No matter how math is taught, one plus one equals two. But Pittsburgh Public Schools is offering a new method to address racial equity in math classes called "anti-racist" instruction.
KDKA-TV's Andy Sheehan: "We think of math as addition, subtraction, multiplication, an objective reality. How can math be racist?"
Assistant Superintendent Shawn McNeil: "We're talking about really a mindset and it's an approach. So, whether we use the term anti-racist or talk about racial equity, it's the same."
Last week, the school board approved a $50,000 contract to the consulting group Quetzal Education to provide workshops for district math teachers to fully engage students of color in learning math and hopefully improve performance.
According to the most recent test scores, 11.6 percent of the district's African American grade school students scored proficient in math compared to 47.5 percent of white students, and the district has long sought to close that gap and says it will now be taking this approach.
Sheehan: "It's one thing to say that African American students are underperforming, but it's another thing to say that the instruction by math teachers is racist."
McNeil: "We don't use any language to call any approaches racist, but what we do is we talk about approaches that are anti-racist."

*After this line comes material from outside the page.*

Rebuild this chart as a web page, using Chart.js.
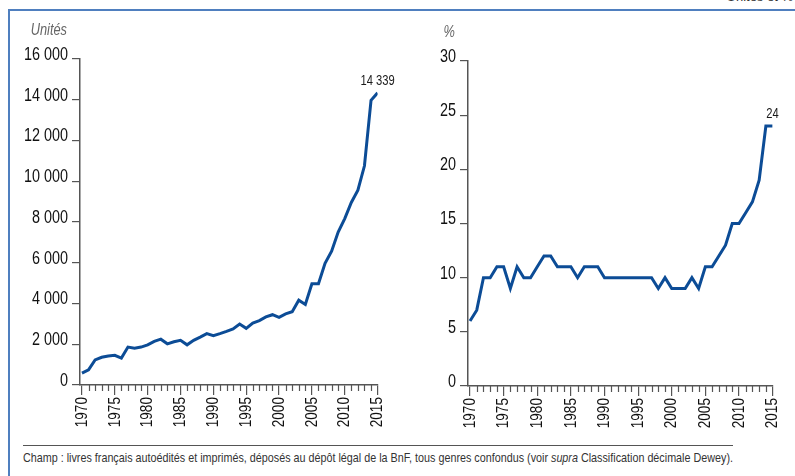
<!DOCTYPE html>
<html lang="fr">
<head>
<meta charset="utf-8">
<script src="https://cdn.jsdelivr.net/npm/chart.js@4.4.1/dist/chart.umd.min.js"></script>
<style>
  html, body { margin: 0; padding: 0; background: #fff; }
  body { width: 795px; height: 476px; position: relative; overflow: hidden;
         font-family: 'Liberation Sans', Arial, sans-serif; }
  #frame { position: absolute; left: 8px; top: 9px; width: 800px; height: 480px;
           border-top: 2px solid #4f7fbf; border-left: 2px solid #4f7fbf; }
  #left { position: absolute; left: 0; top: 0; }
  #right { position: absolute; left: 400px; top: 0; }
  #rule { position: absolute; left: 23px; top: 445px; width: 710px; border-top: 1px solid #555; }
  #note { position: absolute; left: 23px; top: 450px; font-size: 13.5px; color: #333;
          white-space: nowrap; transform-origin: 0 0; }
  #corner { position: absolute; right: 2px; top: -10px; font-size: 13px; line-height: 13px; color: #333; }
</style>
</head>
<body>
<div id="frame"></div>
<div id="corner">Unités et %</div>
<canvas id="left" width="400" height="440"></canvas>
<canvas id="right" width="395" height="440"></canvas>
<div id="rule"></div>
<div id="note">Champ : livres français autoédités et imprimés, déposés au dépôt légal de la BnF, tous genres confondus (voir <i>supra</i> Classification décimale Dewey).</div>
<script>
const FONT = "'Liberation Sans', Arial, sans-serif";

// years 1970 -> 2015
const years = [];
for (let y = 1970; y <= 2015; y++) years.push(y);
const yearLabels = [1970, 1975, 1980, 1985, 1990, 1995, 2000, 2005, 2010, 2015];

// nombre de titres autoédités (unités)
const livres = [
  580, 740, 1230, 1360, 1420, 1460, 1320, 1860, 1810, 1860,
  1970, 2140, 2250, 2020, 2120, 2190, 1970, 2190, 2350, 2520,
  2420, 2520, 2630, 2750, 2990, 2780, 3040, 3160, 3340, 3450,
  3320, 3490, 3600, 4160, 3950, 4970, 4970, 5970, 6570, 7510,
  8170, 8960, 9560, 10760, 13970, 14339
];

// part de l'autoédition (%)
const parts = [
  6, 7, 10, 10, 11, 11, 9, 11, 10, 10,
  11, 12, 12, 11, 11, 11, 10, 11, 11, 11,
  10, 10, 10, 10, 10, 10, 10, 10, 9, 10,
  9, 9, 9, 10, 9, 11, 11, 12, 13, 15,
  15, 16, 17, 19, 24, 24
];

const leftTicks = [0, 2000, 4000, 6000, 8000, 10000, 12000, 14000, 16000];
const rightTicks = [0, 5, 10, 15, 20, 25, 30];

const fmt = v => String(v).replace(/\B(?=(\d{3})+(?!\d))/g, ' ');

// the source uses a condensed face: squeeze canvas text along its own direction
const condense = {
  id: 'condense',
  beforeInit(chart) {
    const ctx = chart.ctx;
    const orig = ctx.fillText.bind(ctx);
    ctx.fillText = (text, x, y) => {
      ctx.save();
      ctx.translate(x, y);
      ctx.scale(0.8, 1);
      orig(text, 0, 0);
      ctx.restore();
    };
  }
};

// small yearly ticks under the x axis
const minorTicks = {
  id: 'minorTicks',
  afterDraw(chart) {
    const sx = chart.scales.x, ctx = chart.ctx, y0 = chart.chartArea.bottom;
    ctx.save();
    ctx.strokeStyle = '#555';
    ctx.lineWidth = 1.2;
    years.forEach(yr => {
      if (yr % 5 === 0) return;
      const px = Math.round(sx.getPixelForValue(yr)) + 0.5;
      ctx.beginPath();
      ctx.moveTo(px, y0);
      ctx.lineTo(px, y0 + 6);
      ctx.stroke();
    });
    ctx.restore();
  }
};

// unit title + last value label
const extras = {
  id: 'extras',
  afterDatasetsDraw(chart, args, opts) {
    const ctx = chart.ctx, area = chart.chartArea;
    ctx.save();
    ctx.font = 'italic 16px ' + FONT;
    ctx.fillStyle = '#666';
    ctx.textAlign = 'right';
    ctx.textBaseline = 'middle';
    ctx.fillText(opts.unit, area.left - 13, area.top - 28);
    const meta = chart.getDatasetMeta(0);
    const pt = meta.data[meta.data.length - 1];
    ctx.font = '14px ' + FONT;
    ctx.fillStyle = '#1a1a1a';
    ctx.textAlign = 'center';
    ctx.textBaseline = 'bottom';
    ctx.fillText(opts.last, pt.x, pt.y - 5);
    ctx.restore();
  }
};

function makeChart(id, values, yTicks, pad, yWidth, unit, last, labelFmt) {
  return new Chart(document.getElementById(id), {
    type: 'line',
    data: {
      datasets: [{
        data: years.map((y, i) => ({ x: y, y: values[i] })),
        borderColor: '#0c4c96',
        borderWidth: 3,
        pointRadius: 0,
        tension: 0,
        fill: false
      }]
    },
    options: {
      responsive: false,
      animation: false,
      events: [],
      layout: { padding: pad },
      plugins: {
        legend: { display: false },
        tooltip: { enabled: false },
        extras: { unit: unit, last: last }
      },
      scales: {
        x: {
          type: 'linear',
          min: 1969.7,
          max: 2015,
          afterBuildTicks: s => { s.ticks = yearLabels.map(v => ({ value: v })); },
          afterFit: s => { s.height = 45; },
          grid: { drawOnChartArea: false, tickLength: 10, tickColor: '#555', lineWidth: 1.2 },
          border: { color: '#555', width: 1.5 },
          ticks: {
            autoSkip: false, minRotation: 90, maxRotation: 90, padding: 2,
            color: '#111', font: { family: FONT, size: 17 },
            callback: v => String(v)
          }
        },
        y: {
          min: yTicks[0],
          max: yTicks[yTicks.length - 1],
          afterBuildTicks: s => { s.ticks = yTicks.map(v => ({ value: v })); },
          afterFit: s => { s.width = yWidth; },
          grid: { drawOnChartArea: false, tickLength: 8, tickColor: '#555', lineWidth: 1.2 },
          border: { color: '#555', width: 1.5 },
          ticks: {
            padding: 4, labelOffset: -4,
            color: '#111', font: { family: FONT, size: 18 },
            callback: labelFmt
          }
        }
      }
    },
    plugins: [condense, minorTicks, extras]
  });
}

makeChart('left', livres, leftTicks, { top: 59, left: 0, right: 12, bottom: 10 }, 80, 'Unités', '14 339', fmt);
makeChart('right', parts, rightTicks, { top: 61, left: 0, right: 18, bottom: 9 }, 68, '%', '24', v => String(v));

// fit the footnote to the width of the rule above it
const note = document.getElementById('note');
note.style.transform = 'scaleX(' + (710 / note.scrollWidth) + ')';
</script>
</body>
</html>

According to McNeil, this means addressing historic inequities in educating students by exposing them to Black professionals in STEM fields to tell students of the African American legacy in mathematics and emphasizing its practical applications in a hands-on way. McNeil says the emphasis is on concepts and reasoning rather than putting importance on getting the answer correct.
Sheehan: "Is this not sort of dumbing down the math curriculum to say, 'Hey, you didn't get the right answer but close enough?'"

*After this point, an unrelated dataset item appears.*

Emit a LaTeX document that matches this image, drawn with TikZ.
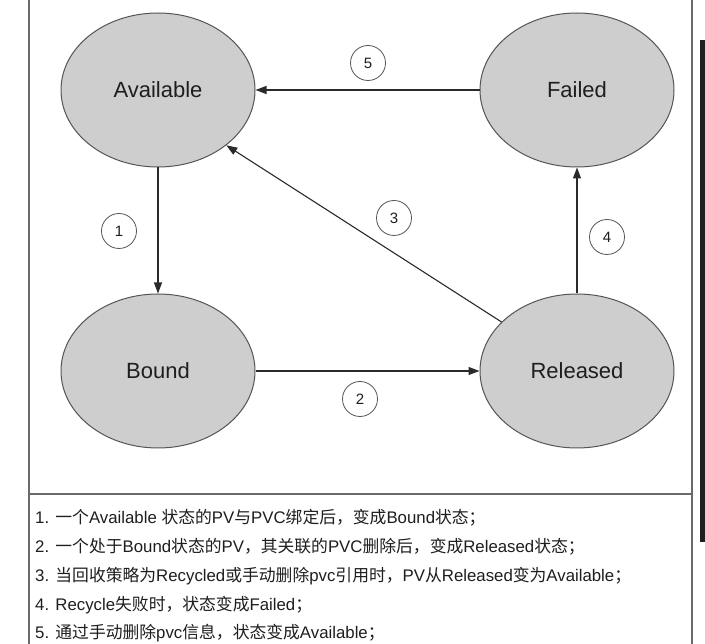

McNeil: "At times, there is a right or wrong answer. But we don't just emphasize the right or wrong answer, we emphasize the journey."

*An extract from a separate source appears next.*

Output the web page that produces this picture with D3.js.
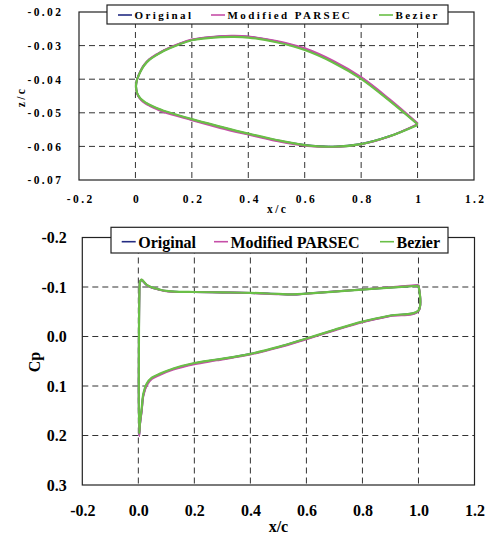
<!DOCTYPE html>
<html>
<head>
<meta charset="utf-8">
<script src="https://cdn.jsdelivr.net/npm/d3@7"></script>
<style>
body { margin: 0; background: #fff; }
text { font-family: "Liberation Serif", "Times New Roman", serif; font-weight: bold; fill: #000; }
</style>
</head>
<body>
<script>
var w = 487;
var h = 536;

var seriesNames = ["Original", "Modified PARSEC", "Bezier"];
var seriesColors = ["#242c82", "#c64fa8", "#6abf47"];

// airfoil shape, upper surface TE -> LE then lower LE -> TE
var airfoilX = [1.0, 0.9, 0.8, 0.7, 0.6, 0.5, 0.4, 0.35, 0.3, 0.2, 0.15, 0.1, 0.075, 0.05, 0.03, 0.018, 0.01, 0.005, 0.002,
                0.006, 0.012, 0.02, 0.035, 0.05, 0.075, 0.1, 0.2, 0.3, 0.4, 0.5, 0.6, 0.7, 0.8, 0.9, 1.0];
var zOriginal = [-0.0533, -0.0462, -0.0397, -0.0348, -0.0311, -0.0288, -0.0274, -0.0272, -0.0273, -0.0283, -0.0297, -0.0315, -0.0327, -0.0341, -0.0359, -0.0376, -0.0391, -0.0403, -0.0422,
                 -0.0442, -0.0452, -0.0460, -0.0470, -0.0477, -0.0487, -0.0495, -0.0520, -0.0542, -0.0563, -0.0582, -0.0596, -0.0601, -0.0593, -0.0570, -0.0535];
var zParsec = [-0.0531, -0.0459, -0.0394, -0.0345, -0.0308, -0.0286, -0.0273, -0.0271, -0.0272, -0.0282, -0.0296, -0.0314, -0.0326, -0.0340, -0.0358, -0.0376, -0.0391, -0.0403, -0.0422,
               -0.0443, -0.0453, -0.0462, -0.0472, -0.0479, -0.0489, -0.0498, -0.0522, -0.0545, -0.0565, -0.0584, -0.0598, -0.0602, -0.0594, -0.0571, -0.0534];
var zBezier = [-0.0534, -0.0464, -0.0399, -0.0350, -0.0313, -0.0290, -0.0276, -0.0274, -0.0275, -0.0284, -0.0298, -0.0316, -0.0328, -0.0342, -0.0360, -0.0377, -0.0392, -0.0403, -0.0421,
               -0.0441, -0.0451, -0.0459, -0.0469, -0.0476, -0.0486, -0.0494, -0.0519, -0.0541, -0.0562, -0.0581, -0.0596, -0.0601, -0.0593, -0.0570, -0.0536];

// pressure distribution, upper TE -> LE then lower LE -> TE
var cpX = [1.0, 0.9, 0.8, 0.7, 0.6, 0.55, 0.5, 0.4, 0.3, 0.2, 0.15, 0.1, 0.07, 0.05, 0.03, 0.018, 0.012, 0.008, 0.005, 0.0035,
           0.003, 0.006, 0.012, 0.018, 0.03, 0.048, 0.078, 0.125, 0.2, 0.28, 0.4, 0.5, 0.6, 0.7, 0.8, 0.9, 1.0, 1.0];
var cpOriginal = [-0.1030, -0.0990, -0.0950, -0.0910, -0.0868, -0.0850, -0.0858, -0.0880, -0.0890, -0.0898, -0.0900, -0.0918, -0.0955, -0.0985, -0.1040, -0.1110, -0.1140, -0.1125, -0.1060, -0.0800,
                  0.2000, 0.1760, 0.1490, 0.1180, 0.0970, 0.0845, 0.0760, 0.0655, 0.0545, 0.0470, 0.0355, 0.0215, 0.0045, -0.0130, -0.0295, -0.0420, -0.0520, -0.1030];
var cpParsec = [-0.1040, -0.0995, -0.0952, -0.0908, -0.0864, -0.0848, -0.0856, -0.0878, -0.0889, -0.0897, -0.0899, -0.0916, -0.0953, -0.0983, -0.1038, -0.1112, -0.1145, -0.1130, -0.1065, -0.0810,
                0.2010, 0.1780, 0.1510, 0.1200, 0.0990, 0.0860, 0.0775, 0.0670, 0.0560, 0.0482, 0.0365, 0.0225, 0.0055, -0.0120, -0.0287, -0.0413, -0.0512, -0.1040];
var cpBezier = [-0.1025, -0.0988, -0.0948, -0.0908, -0.0866, -0.0852, -0.0860, -0.0882, -0.0891, -0.0899, -0.0902, -0.0920, -0.0958, -0.0990, -0.1045, -0.1115, -0.1150, -0.1135, -0.1070, -0.0820,
                0.1960, 0.1730, 0.1450, 0.1150, 0.0950, 0.0830, 0.0750, 0.0645, 0.0535, 0.0465, 0.0350, 0.0210, 0.0040, -0.0135, -0.0300, -0.0425, -0.0528, -0.1025];

var xTicks = [-0.2, 0, 0.2, 0.4, 0.6, 0.8, 1.0, 1.2];
var xLabelsTop = ["-0.2", "0", "0.2", "0.4", "0.6", "0.8", "1", "1.2"];
var xLabelsBottom = ["-0.2", "0.0", "0.2", "0.4", "0.6", "0.8", "1.0", "1.2"];
var zTicks = [-0.02, -0.03, -0.04, -0.05, -0.06, -0.07];
var zLabels = ["-0.02", "-0.03", "-0.04", "-0.05", "-0.06", "-0.07"];
var cpTicks = [-0.2, -0.1, 0.0, 0.1, 0.2, 0.3];
var cpLabels = ["-0.2", "-0.1", "0.0", "0.1", "0.2", "0.3"];

var svg = d3.select("body")
            .append("svg")
            .attr("width", w)
            .attr("height", h);

function drawPanel(opt) {
    var g = svg.append("g");
    var xScale = d3.scaleLinear().domain([-0.2, 1.2]).range([opt.left, opt.right]);
    var yScale = d3.scaleLinear().domain(opt.yDomain).range([opt.top, opt.bottom]);
    var ls = opt.spacing;

    // grid
    g.selectAll(".vgrid")
        .data(xTicks.slice(1, -1))
        .enter()
        .append("line")
        .attr("x1", function(d){ return xScale(d); })
        .attr("x2", function(d){ return xScale(d); })
        .attr("y1", opt.top)
        .attr("y2", opt.bottom)
        .attr("stroke", "#333")
        .attr("stroke-dasharray", "6,4");
    g.selectAll(".hgrid")
        .data(opt.yTicks.slice(1, -1))
        .enter()
        .append("line")
        .attr("x1", opt.left)
        .attr("x2", opt.right)
        .attr("y1", function(d){ return yScale(d); })
        .attr("y2", function(d){ return yScale(d); })
        .attr("stroke", "#333")
        .attr("stroke-dasharray", "6,4");

    // frame
    g.append("rect")
        .attr("x", opt.left)
        .attr("y", opt.top)
        .attr("width", opt.right - opt.left)
        .attr("height", opt.bottom - opt.top)
        .attr("fill", "none")
        .attr("stroke", "#222")
        .attr("stroke-width", 1.2);

    // curves
    var line = d3.line()
        .x(function(d){ return xScale(d[0]); })
        .y(function(d){ return yScale(d[1]); })
        .curve(d3.curveCatmullRom.alpha(0.5));
    opt.series.forEach(function(vals, i){
        var pts = opt.xs.map(function(x, j){ return [x, vals[j]]; });
        g.append("path")
            .datum(pts)
            .attr("d", line)
            .attr("fill", "none")
            .attr("stroke", seriesColors[i])
            .attr("stroke-width", i == 2 ? 2.2 : 2)
            .attr("stroke-linejoin", "round");
    });

    // axes (labels only)
    var xAxis = d3.axisBottom(xScale)
        .tickValues(xTicks)
        .tickSize(0)
        .tickPadding(opt.xPad)
        .tickFormat(function(d, i){ return opt.xLabels[i]; });
    var yAxis = d3.axisLeft(yScale)
        .tickValues(opt.yTicks)
        .tickSize(0)
        .tickPadding(opt.yPad)
        .tickFormat(function(d, i){ return opt.yLabels[i]; });
    var ax = g.append("g")
        .attr("transform", "translate(0," + opt.bottom + ")")
        .call(xAxis);
    var ay = g.append("g")
        .attr("transform", "translate(" + opt.left + ",0)")
        .call(yAxis);
    [ax, ay].forEach(function(a){
        a.select(".domain").remove();
        a.selectAll("text")
            .attr("font-family", null)
            .style("font-size", opt.fontSize + "px")
            .style("letter-spacing", ls + "px")
            .attr("fill", "#000");
    });
    ax.selectAll("text").attr("dx", ls / 2);
    ay.selectAll("text").attr("dx", ls).attr("dy", "0.34em");

    // axis titles
    g.append("text")
        .attr("x", (opt.left + opt.right) / 2 + ls / 2)
        .attr("y", opt.xTitleY)
        .attr("text-anchor", "middle")
        .style("font-size", opt.fontSize + "px")
        .style("letter-spacing", ls + "px")
        .text("x/c");
    g.append("text")
        .attr("transform", "translate(" + opt.yTitleX + "," + opt.yTitleY + ") rotate(-90)")
        .attr("text-anchor", "middle")
        .style("font-size", opt.fontSize + "px")
        .style("letter-spacing", ls + "px")
        .text(opt.yTitle);

    // legend
    var lg = g.append("g");
    lg.append("rect")
        .attr("x", opt.legend.x0)
        .attr("y", opt.legend.y0)
        .attr("width", opt.legend.x1 - opt.legend.x0)
        .attr("height", opt.legend.y1 - opt.legend.y0)
        .attr("fill", "#fff")
        .attr("stroke", "#222")
        .attr("stroke-width", 1.2);
    seriesNames.forEach(function(name, i){
        var sx = opt.legend.items[i];
        lg.append("line")
            .attr("x1", sx)
            .attr("x2", sx + 14)
            .attr("y1", opt.legend.lineY)
            .attr("y2", opt.legend.lineY)
            .attr("stroke", seriesColors[i])
            .attr("stroke-width", 1.6);
        lg.append("text")
            .attr("x", sx + 16.5)
            .attr("y", opt.legend.textY)
            .style("font-size", opt.legendSize + "px")
            .style("letter-spacing", ls + "px")
            .text(name);
    });
}

drawPanel({
    left: 79, right: 474, top: 12, bottom: 180,
    yDomain: [-0.02, -0.07],
    yTicks: zTicks, yLabels: zLabels, xLabels: xLabelsTop,
    xs: airfoilX, series: [zOriginal, zParsec, zBezier],
    fontSize: 11.5, legendSize: 11, spacing: 2.4,
    xPad: 15, yPad: 18,
    xTitleY: 213, yTitle: "z/c", yTitleX: 25, yTitleY: 97,
    legend: { x0: 107, x1: 448, y0: 5, y1: 24, lineY: 15, textY: 19.3, items: [118, 211, 379] }
});

drawPanel({
    left: 82.3, right: 474.5, top: 237.5, bottom: 485,
    yDomain: [-0.2, 0.3],
    yTicks: cpTicks, yLabels: cpLabels, xLabels: xLabelsBottom,
    xs: cpX, series: [cpOriginal, cpParsec, cpBezier],
    fontSize: 16, legendSize: 16, spacing: 0,
    xPad: 20, yPad: 15.5,
    xTitleY: 532, yTitle: "Cp", yTitleX: 40, yTitleY: 362,
    legend: { x0: 111, x1: 448, y0: 227.3, y1: 253, lineY: 241.7, textY: 248.3, items: [121.7, 214, 380] }
});
</script>
</body>
</html>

Teachers at the district's Pittsburgh Science and Technology Academy who took the workshops last year say they were provided practical strategies to engage their students of color in how math works in their daily lives and that those strategies are paying off.
"It was awesome to be given assignments and challenges like that last year and to think about how I can be a better teacher for our Black and brown students and make their learning experience even better here at Sci-Tech," math teacher Julie Lazzaro said.
Perhaps it's the wording of the consultant contract rather than the methods themselves that caused the controversy. But the district says the teaching of math going forward will address issues of equity and access and spark a new love math among of students of color.